Гранд-отель «Бездна». Биография Франкфуртской школы - стр. 16
В этом месте, однако, происходит важный поворот: Беньямин, как замечал он сам, писал не о случайной, автобиографической природе утраты; ее, в конце концов, все мы испытываем по мере того, как взрослеем и оглядываемся назад, часто с любовью, на детство, которое никогда уже не сможем пережить заново, разве только в относительно слабом движении воображаемого его воссоздания. Скорее, он пишет о необходимой социальной невозвратимости прошлого, размышляя как исторический материалист и марксист не только об утрате своего, Вальтера Беньямина, привилегированного детства, но об утрате целого мира, это детство поддерживавшего. Что определило столь исключительное значение этих чудесных мемуаров Беньямина для ведущих светил Франкфуртской школы, так это отсылка к утраченному миру возрожденной Германской империи конца XIX – начала XX века, миру, где светские евреи существовали в комфорте и материальном достатке. Мир, выглядевший в детских глазах постоянным и незыблемым, оказался, как показал Беньямин, коротким и недолговечным, словно лето из сонета Шекспира.

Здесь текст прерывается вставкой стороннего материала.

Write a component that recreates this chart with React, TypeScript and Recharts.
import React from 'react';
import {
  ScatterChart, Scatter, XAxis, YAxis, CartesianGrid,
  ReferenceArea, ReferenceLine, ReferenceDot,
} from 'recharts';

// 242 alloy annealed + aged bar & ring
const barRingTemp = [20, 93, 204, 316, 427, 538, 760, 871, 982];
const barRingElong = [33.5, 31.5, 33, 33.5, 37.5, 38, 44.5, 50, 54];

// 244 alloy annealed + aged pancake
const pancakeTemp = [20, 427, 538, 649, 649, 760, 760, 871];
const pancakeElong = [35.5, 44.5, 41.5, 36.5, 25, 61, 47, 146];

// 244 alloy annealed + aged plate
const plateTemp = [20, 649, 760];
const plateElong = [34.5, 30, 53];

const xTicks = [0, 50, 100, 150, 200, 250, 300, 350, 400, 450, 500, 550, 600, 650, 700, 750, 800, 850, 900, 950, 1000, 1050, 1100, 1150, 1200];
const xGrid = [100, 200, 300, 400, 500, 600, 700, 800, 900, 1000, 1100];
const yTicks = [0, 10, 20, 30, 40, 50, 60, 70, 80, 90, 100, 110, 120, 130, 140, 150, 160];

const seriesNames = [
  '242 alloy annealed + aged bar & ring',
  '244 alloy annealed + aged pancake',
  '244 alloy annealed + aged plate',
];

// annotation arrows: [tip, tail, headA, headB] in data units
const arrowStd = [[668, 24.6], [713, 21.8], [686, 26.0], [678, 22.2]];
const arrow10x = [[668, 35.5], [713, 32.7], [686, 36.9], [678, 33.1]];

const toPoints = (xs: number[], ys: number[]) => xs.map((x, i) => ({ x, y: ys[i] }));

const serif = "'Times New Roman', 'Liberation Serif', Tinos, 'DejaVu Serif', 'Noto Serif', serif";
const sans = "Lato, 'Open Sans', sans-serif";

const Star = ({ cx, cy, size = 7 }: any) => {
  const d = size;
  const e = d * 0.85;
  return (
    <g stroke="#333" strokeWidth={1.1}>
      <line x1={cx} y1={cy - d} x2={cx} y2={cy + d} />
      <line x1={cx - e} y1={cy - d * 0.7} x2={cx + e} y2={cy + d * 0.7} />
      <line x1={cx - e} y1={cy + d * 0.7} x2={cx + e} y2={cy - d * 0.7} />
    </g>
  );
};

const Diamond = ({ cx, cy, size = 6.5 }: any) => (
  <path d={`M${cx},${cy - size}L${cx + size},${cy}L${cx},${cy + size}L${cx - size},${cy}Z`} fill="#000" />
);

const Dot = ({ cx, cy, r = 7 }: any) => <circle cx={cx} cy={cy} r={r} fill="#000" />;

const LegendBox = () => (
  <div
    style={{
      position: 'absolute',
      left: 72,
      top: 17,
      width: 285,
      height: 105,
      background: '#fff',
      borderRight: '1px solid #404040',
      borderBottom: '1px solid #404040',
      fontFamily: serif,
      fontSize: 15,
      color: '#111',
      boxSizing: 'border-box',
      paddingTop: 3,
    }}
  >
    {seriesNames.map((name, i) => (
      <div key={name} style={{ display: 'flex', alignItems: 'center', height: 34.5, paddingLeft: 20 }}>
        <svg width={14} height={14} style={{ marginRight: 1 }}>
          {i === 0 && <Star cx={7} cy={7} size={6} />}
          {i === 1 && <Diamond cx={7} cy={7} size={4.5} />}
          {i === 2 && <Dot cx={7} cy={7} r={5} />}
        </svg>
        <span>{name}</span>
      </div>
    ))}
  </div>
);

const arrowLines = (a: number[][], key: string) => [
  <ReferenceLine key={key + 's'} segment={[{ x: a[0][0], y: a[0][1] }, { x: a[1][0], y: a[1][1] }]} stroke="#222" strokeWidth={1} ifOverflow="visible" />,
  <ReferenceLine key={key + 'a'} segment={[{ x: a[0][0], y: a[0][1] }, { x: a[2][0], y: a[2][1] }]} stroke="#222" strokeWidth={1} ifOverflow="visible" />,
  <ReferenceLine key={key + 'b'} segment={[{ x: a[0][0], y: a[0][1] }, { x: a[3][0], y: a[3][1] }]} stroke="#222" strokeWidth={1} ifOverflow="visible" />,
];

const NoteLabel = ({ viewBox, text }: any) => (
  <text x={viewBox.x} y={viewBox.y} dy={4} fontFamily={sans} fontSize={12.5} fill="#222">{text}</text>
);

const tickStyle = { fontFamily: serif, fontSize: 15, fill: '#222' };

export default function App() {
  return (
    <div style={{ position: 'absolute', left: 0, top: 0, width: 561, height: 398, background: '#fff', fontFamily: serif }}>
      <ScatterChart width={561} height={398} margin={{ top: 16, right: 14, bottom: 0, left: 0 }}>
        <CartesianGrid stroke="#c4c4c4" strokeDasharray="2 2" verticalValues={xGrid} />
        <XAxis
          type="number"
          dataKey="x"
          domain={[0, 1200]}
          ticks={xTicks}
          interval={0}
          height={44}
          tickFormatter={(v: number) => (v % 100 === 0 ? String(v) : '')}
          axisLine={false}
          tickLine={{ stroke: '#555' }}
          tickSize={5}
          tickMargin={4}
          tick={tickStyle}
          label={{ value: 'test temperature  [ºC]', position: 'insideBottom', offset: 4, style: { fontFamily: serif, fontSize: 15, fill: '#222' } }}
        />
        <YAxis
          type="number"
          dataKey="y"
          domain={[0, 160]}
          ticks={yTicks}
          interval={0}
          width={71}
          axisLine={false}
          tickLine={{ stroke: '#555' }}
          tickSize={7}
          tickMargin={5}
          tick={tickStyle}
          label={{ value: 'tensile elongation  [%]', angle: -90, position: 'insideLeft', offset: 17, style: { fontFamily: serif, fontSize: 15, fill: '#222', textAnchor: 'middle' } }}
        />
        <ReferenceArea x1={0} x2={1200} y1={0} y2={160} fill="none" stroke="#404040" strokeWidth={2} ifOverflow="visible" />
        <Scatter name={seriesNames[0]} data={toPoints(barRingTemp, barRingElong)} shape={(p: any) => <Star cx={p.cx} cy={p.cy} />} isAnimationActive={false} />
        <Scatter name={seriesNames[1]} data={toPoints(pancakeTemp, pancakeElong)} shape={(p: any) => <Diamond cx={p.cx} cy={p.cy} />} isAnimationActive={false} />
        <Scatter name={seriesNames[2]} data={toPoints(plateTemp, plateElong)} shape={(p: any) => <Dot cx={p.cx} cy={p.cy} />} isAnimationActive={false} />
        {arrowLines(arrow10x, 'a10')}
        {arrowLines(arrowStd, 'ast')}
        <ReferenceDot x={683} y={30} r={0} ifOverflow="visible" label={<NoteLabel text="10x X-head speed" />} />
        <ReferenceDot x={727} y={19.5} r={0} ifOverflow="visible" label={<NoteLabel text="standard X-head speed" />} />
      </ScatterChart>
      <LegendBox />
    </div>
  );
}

Поэтому для Беньямина не было прустовского бегства из утраченного времени, а было просто утешение – если можно употребить такое слово – для того, кто размышлял о неизбежности утраты. Теодор Адорно, друг Беньямина и, пожалуй, величайший мыслитель Франкфуртской школы, написал самые проницательные слова об этих воспоминаниях, сказав, что они проникнуты «скорбью о том невозвратимом, утраченном навсегда, что стало для автора аллегорией заката его собственной жизни»{47}. Но как найти утешение или вакцину от такой скорби? Как оградить себя от прошлых и будущих бед, вспоминая материально более стабильное прошлое, навеки исчезнувшее? Затея выглядит эзотерической, контрпродуктивной и в то же время содержит подрывной политический заряд. Беньямин искал в своих воспоминаниях поддержки, но открыл нечто противоположное: его детство было ненадежным маленьким мирком, который развалился несмотря на то, что казался безопасным еще незадолго до своей окончательной гибели.

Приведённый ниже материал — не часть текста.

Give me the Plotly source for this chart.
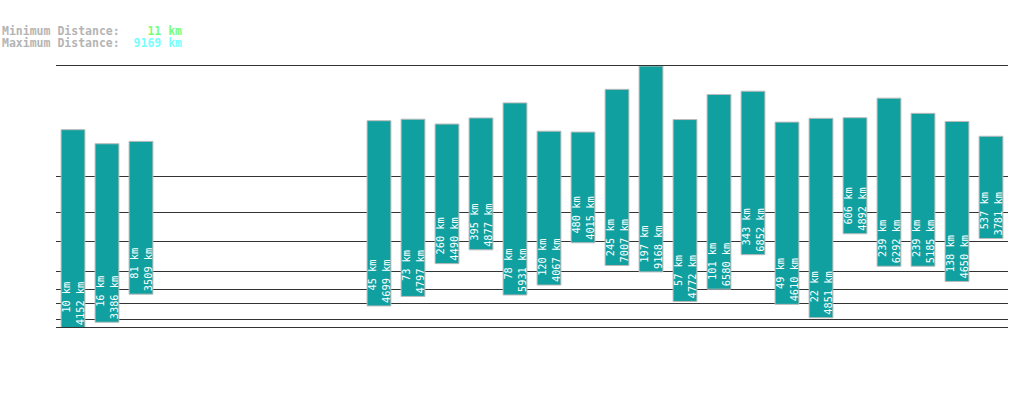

Странная особенность детских воспоминаний Беньямина заключена в том, что в них он постепенно избавляется от людей. Спустя четверть века, в «Берлинской хронике», он еще навещает семью и школьных друзей. Но в «Берлинском детстве на рубеже веков», написанном в 1932 году, его воспоминания становятся литературным эквивалентом нейтронной бомбы – люди исчезают, их места занимают вещи. Печеное яблоко, лоджии в бабушкиной квартире, колонна Победы в берлинском Тиргартене служили пусковым крючком для ассоциаций, открывавших его прошлое и служивших его желаниям в Поверомо. В очерке о Прусте он пишет, что стержнем «Поисков» является «одиночество, которое с силой Мальстрёма увлекает мир в свой водоворот». Как пишут Айленд и Дженнингс, для Беньямина роман Пруста означает «превращение существования в хранилище памяти с центром в водовороте одиночества»{48}. Тон мемуаров Беньямина схожий. Эти воспоминания могут вызвать у вас обманчивое впечатление, что он был единственным ребенком в семье. Его родители – безмолвные сущности (не считая отца, выкрикивающего в телефонную трубку угрозы и проклятия в адрес какой-нибудь инстанции, куда он звонил с жалобой). Портрет его детства таков, что в нем едва ли есть место даже няне – оно занято вещами.